Shining a spotlight on Institutional Resilience – Greater Bedminster Community Partnership
13th January 2016
The Resilience Spotlight is an initiative of the Bristol Resilience Network, which is part of the Bristol Green Capital Partnership. Every month in 2015, the group invited nominations for someone in the city who demonstrates how we can work at a local level to develop Bristol’s capacity to respond to shocks and stresses.
The spotlight theme for October was Institution. We were looking for organisations that are taking a long-term view in planning for shocks and stresses, as well as improving current social, environmental and economic systems.
This spotlight blog was written by Kim Dowsett – Climate Change Advisor at Environment Agency.
“I met Ben Barker at the Southville Centre – what seems like a real ‘hub’ of the community and of the Greater Bedminster Community Partnership (GBCP). The Partnership is a result of the formation of Neighbourhood Partnerships across the city in 2007. Bedminster already had a network of community groups before this, so expanded this to form GBCP. It is a Neighbourhood Partnership plus a lot more!
Ben explains how he was the secretary of the Partnership until recently, but is still heavily involved in everything the Partnership is doing (which seems like an awful lot!). With a background in further education, Ben, who is also a local resident, has been working in the community for over 20 years.
The Partnership is incredibly far-reaching, bringing together the roughly 25,000 people living in Bedminster and Southville, with around 100 partners including the Council, statutory organisations (such as the police) and many, many businesses and voluntary organisations. Ben describes the idea of the Partnership as a ‘dating agency’. By joining up partners, more can be achieved for the community through supporting each other, and projects can be created with multiple benefits. Ben’s role is to link these groups up, support collaboration and spread the word through newsletters and other means.
Ben explains how he sees the Partnership as working on two levels. The first is project level work, such as improving biodiversity and supporting isolated older people. The second level is to get neighbours to know and support each other and build links at a street level, for example through street parties and the arts trail.

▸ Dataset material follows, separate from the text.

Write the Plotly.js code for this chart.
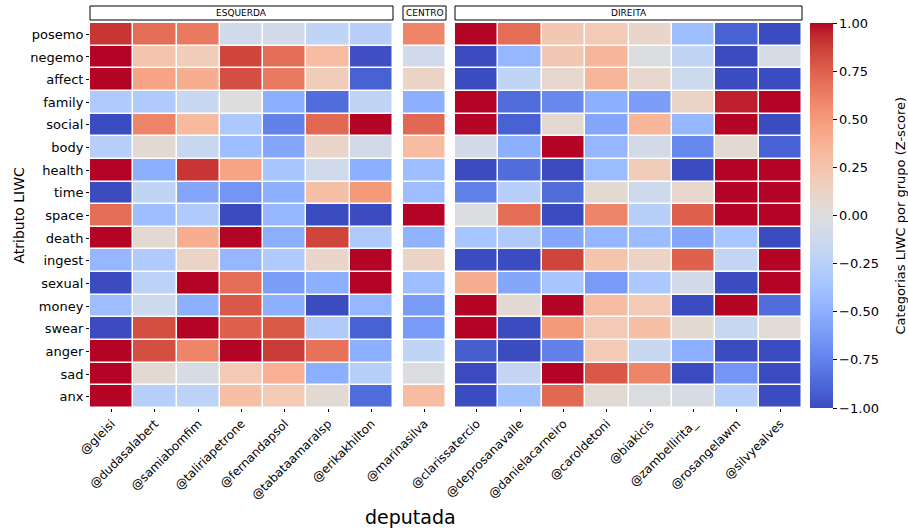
<!DOCTYPE html>
<html>
<head>
<meta charset="utf-8">
<script src="https://cdn.plot.ly/plotly-3.0.1.min.js"></script>
<style>html,body{margin:0;padding:0;background:#fff;}#chart{width:908px;height:530px;}</style>
</head>
<body>
<div id="chart"></div>
<script>
// Row categories (LIWC attributes)
const atributos = ["posemo","negemo","affect","family","social","body","health","time","space","death","ingest","sexual","money","swear","anger","sad","anx"];

// Columns by group
const esquerda = ["@gleisi","@dudasalabert","@samiabomfim","@taliriapetrone","@fernandapsol","@tabataamaralsp","@erikakhilton"];
const centro = ["@marinasilva"];
const direita = ["@clarissatercio","@deprosanavalle","@danielacarneiro","@caroldetoni","@biakicis","@zambellirita_","@rosangelawm","@silvyealves"];

// Z-scores: one row per attribute, one value per deputada
const zEsquerda = [
  [ 0.90,  0.70,  0.65, -0.10, -0.10, -0.20, -0.25], // posemo
  [ 1.00,  0.25,  0.18,  0.85,  0.70,  0.30, -0.98], // negemo
  [ 1.00,  0.45,  0.40,  0.82,  0.65,  0.18, -0.90], // affect
  [-0.30, -0.30, -0.15,  0.00, -0.50, -0.85, -0.20], // family
  [-1.00,  0.60,  0.32, -0.32, -0.75,  0.72,  1.00], // social
  [-0.25,  0.05, -0.15, -0.40, -0.55,  0.10, -0.08], // body
  [ 1.00, -0.50,  0.90,  0.45, -0.35, -0.10, -0.50], // health
  [-1.00, -0.20, -0.55, -0.65, -0.50,  0.28,  0.50], // time
  [ 0.70, -0.40, -0.30, -1.00, -0.45, -1.00, -1.00], // space
  [ 1.00,  0.05,  0.40,  1.00, -0.50,  0.85, -0.30], // death
  [-0.45, -0.30,  0.12, -0.45, -0.30,  0.10,  1.00], // ingest
  [-1.00, -0.22,  1.00,  0.70, -0.60, -0.50,  1.00], // sexual
  [-0.40, -0.12, -0.50,  0.78, -0.50, -1.00, -0.45], // money
  [-1.00,  0.82,  1.00,  0.75,  0.77, -0.30, -0.90], // swear
  [ 1.00,  0.82,  0.60,  1.00,  0.88,  0.68, -0.50], // anger
  [ 1.00,  0.05, -0.05,  0.20,  0.38, -0.50, -0.25], // sad
  [ 1.00, -0.25, -0.22,  0.28,  0.20,  0.05, -0.85]  // anx
];
const zCentro = [[0.60],[-0.10],[0.12],[-0.50],[0.72],[0.30],[-0.40],[-0.40],[1.00],[-0.48],[0.12],[-0.40],[-0.62],[-0.62],[-0.20],[-0.02],[0.30]];
const zDireita = [
  [ 1.00,  0.70,  0.22,  0.20,  0.10, -0.40, -0.90, -1.00], // posemo
  [-1.00, -0.45,  0.22,  0.35, -0.02, -0.20, -1.00, -0.05], // negemo
  [-1.00, -0.20,  0.08,  0.35,  0.08, -0.12, -1.00, -1.00], // affect
  [ 1.00, -0.85, -0.72, -0.50, -0.60,  0.12,  0.95,  1.00], // family
  [ 1.00, -0.90,  0.05, -0.55,  0.35, -0.45,  1.00, -1.00], // social
  [-0.08, -0.50,  1.00, -0.45, -0.08, -0.72,  0.05, -0.90], // body
  [-1.00, -0.85, -1.00, -0.42,  0.18, -1.00,  1.00,  1.00], // health
  [-0.75, -0.25, -0.85,  0.05, -0.12,  0.08,  1.00,  1.00], // time
  [-0.02,  0.70, -1.00,  0.60, -0.25,  0.75,  1.00,  1.00], // space
  [-0.35, -0.30, -0.55, -0.45, -0.42, -0.55, -0.35, -1.00], // death
  [-1.00, -1.00,  0.85,  0.25,  0.12,  0.75, -0.18,  1.00], // ingest
  [ 0.40, -0.55, -0.35, -0.62, -0.32, -0.08, -1.00,  1.00], // sexual
  [ 1.00,  0.05,  1.00,  0.30,  0.20, -1.00,  1.00, -0.85], // money
  [ 1.00, -1.00,  0.50,  0.20,  0.28,  0.05, -0.15,  0.03], // swear
  [-0.92, -1.00, -0.75,  0.20, -0.15, -0.50, -1.00, -1.00], // anger
  [-1.00, -0.18,  1.00,  0.78,  0.60, -1.00, -0.65, -1.00], // sad
  [-1.00, -0.38,  0.72,  0.05, -0.02, -0.05, -0.25, -1.00]  // anx
];

const grupos = ["ESQUERDA","CENTRO","DIREITA"];
const colorbarTicks = [-1,-0.75,-0.5,-0.25,0,0.25,0.5,0.75,1];

// matplotlib "coolwarm"
const coolwarm = [
 [0.0,'rgb(59,76,192)'],[0.03125,'rgb(68,90,204)'],[0.0625,'rgb(77,104,215)'],[0.09375,'rgb(87,117,225)'],
 [0.125,'rgb(98,130,234)'],[0.15625,'rgb(108,142,241)'],[0.1875,'rgb(119,154,247)'],[0.21875,'rgb(130,165,251)'],
 [0.25,'rgb(141,176,254)'],[0.28125,'rgb(152,185,255)'],[0.3125,'rgb(163,194,255)'],[0.34375,'rgb(174,201,253)'],
 [0.375,'rgb(184,208,249)'],[0.40625,'rgb(194,213,244)'],[0.4375,'rgb(204,217,238)'],[0.46875,'rgb(213,219,230)'],
 [0.5,'rgb(221,221,221)'],[0.53125,'rgb(229,216,209)'],[0.5625,'rgb(236,211,197)'],[0.59375,'rgb(241,204,184)'],
 [0.625,'rgb(245,196,173)'],[0.65625,'rgb(247,187,160)'],[0.6875,'rgb(247,177,148)'],[0.71875,'rgb(247,166,135)'],
 [0.75,'rgb(244,154,123)'],[0.78125,'rgb(241,141,111)'],[0.8125,'rgb(236,127,99)'],[0.84375,'rgb(229,112,88)'],
 [0.875,'rgb(222,96,77)'],[0.90625,'rgb(213,80,66)'],[0.9375,'rgb(203,62,56)'],[0.96875,'rgb(192,40,47)'],
 [1.0,'rgb(180,4,38)']
];

const FONT = "DejaVu Sans, sans-serif";
const common = {type:'heatmap', y: atributos, zmin:-1, zmax:1, colorscale: coolwarm, xgap:1.5, ygap:1.5, hoverongaps:false};

const traces = [
  Object.assign({}, common, {x: esquerda, z: zEsquerda, xaxis:'x', yaxis:'y', showscale:true,
    colorbar:{xref:'paper', x:(810-90)/712, xanchor:'left', yref:'paper', y:0.5, yanchor:'middle', len:1, lenmode:'fraction',
      thickness:23, thicknessmode:'pixels', outlinewidth:0, xpad:0, ypad:0, ticks:'outside', ticklen:4, tickwidth:1, tickcolor:'#000',
      tickvals: colorbarTicks, tickformat:'.2f', tickfont:{family:FONT, size:13, color:'#000'}}}),
  Object.assign({}, common, {x: centro, z: zCentro, xaxis:'x2', yaxis:'y', showscale:false}),
  Object.assign({}, common, {x: direita, z: zDireita, xaxis:'x3', yaxis:'y', showscale:false})
];

const d1 = [0, 303/712], d2 = [313/712, 356/712], d3 = [365/712, 1];
const xcommon = {type:'category', tickangle:-45, ticks:'outside', ticklen:3, tickcolor:'#000', showgrid:false, zeroline:false, showline:false,
  tickfont:{family:FONT, size:12, color:'#000'}, anchor:'y', fixedrange:true};

const stripTop = 1 + 17/385, stripBot = 1 + 3/385;
const shapes = [d1,d2,d3].map(d => ({type:'rect', xref:'paper', yref:'paper', x0:d[0], x1:d[1], y0:stripBot, y1:stripTop, line:{color:'#000', width:1}, fillcolor:'rgba(0,0,0,0)'}));
const annotations = [d1,d2,d3].map((d,i) => ({xref:'paper', yref:'paper', x:(d[0]+d[1])/2, y:(stripTop+stripBot)/2, text:grupos[i], showarrow:false, xanchor:'center', yanchor:'middle', font:{family:FONT, size:9, color:'#000'}}));
annotations.push({xref:'paper', yref:'paper', x:320/712, y:-109/385, text:'deputada', showarrow:false, xanchor:'center', yanchor:'middle', font:{family:FONT, size:19, color:'#000'}});
annotations.push({xref:'paper', yref:'paper', x:-72/712, y:0.5, text:'Atributo LIWC', showarrow:false, textangle:-90, xanchor:'center', yanchor:'middle', font:{family:FONT, size:14, color:'#000'}});
annotations.push({xref:'paper', yref:'paper', x:(900-90)/712, y:0.5, text:'Categorias LIWC por grupo (Z-score)', showarrow:false, textangle:-90, xanchor:'center', yanchor:'middle', font:{family:FONT, size:13, color:'#000'}});

const layout = {
  width:908, height:530,
  margin:{l:90, r:106, t:23, b:122, pad:0, autoexpand:false},
  paper_bgcolor:'#fff', plot_bgcolor:'#fff',
  font:{family:FONT, color:'#000'},
  xaxis: Object.assign({}, xcommon, {domain:d1, automargin:false}),
  xaxis2: Object.assign({}, xcommon, {domain:d2, automargin:false}),
  xaxis3: Object.assign({}, xcommon, {domain:d3, automargin:false}),
  yaxis: {type:'category', autorange:'reversed', ticks:'outside', ticklen:3, tickcolor:'#000', showgrid:false, zeroline:false, showline:false,
    tickfont:{family:FONT, size:13, color:'#000'}, anchor:'x', fixedrange:true, automargin:false},
  shapes: shapes,
  annotations: annotations,
  showlegend:false
};

Plotly.newPlot('chart', traces, layout, {displayModeBar:false, staticPlot:true});
</script>
</body>
</html>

Since the Partnership has begun, residents have had a say in what they would like to see in their community, and what needs to be improved in the future. When asked, residents explained how they thought there was not enough green space and there were too many cars in their community. This has lead to a wealth of projects and initiatives to address these concerns, plus others.
Ben reeled off examples of projects that the Partnership has been involved in – far too many to mention them all! These range from community level projects such as the Mary Portas high street project in Bedminster, a green capital funded project to enhance walking routes for older people in the community (letswalkbedminster.co.uk), to street projects such as ‘playing out’ (www.playingout.net)
A recent example of the Partnership’s work is the walking project. This seems simple at first but has so many multiple benefits. Ben describes how the old and young in communities are particularly impacted by poor walking environments. Solutions to tackle this include bigger initiatives such as signposting and art work, through to small things such as encouraging residents to move their bins if possible to remove obstructions on the pavements. The partnership approach can achieve both these outcomes. You can find out more about these in A Good Transport Plan for Bristol, launching on 21st January 2016.
The major benefits of this type of collaborative community working are clear to see. There is strength in numbers and in getting groups and organisations to work together and pool resources. The Partnership is also able to apply for funding, therefore allowing small groups and organisations to address issues that would be too big to tackle on their own. Lastly the Partnership is working hard to create a stronger and more resilient community at a street level through getting neighbours to know and support each other. This all makes it a great example of a resilient institution – providing the means for a community to come together to jointly tackle current and future issues, whilst at the same time improving the social, environmental and economic wellbeing of the area.
The message is clear from meeting Ben – more can be achieved by working together!”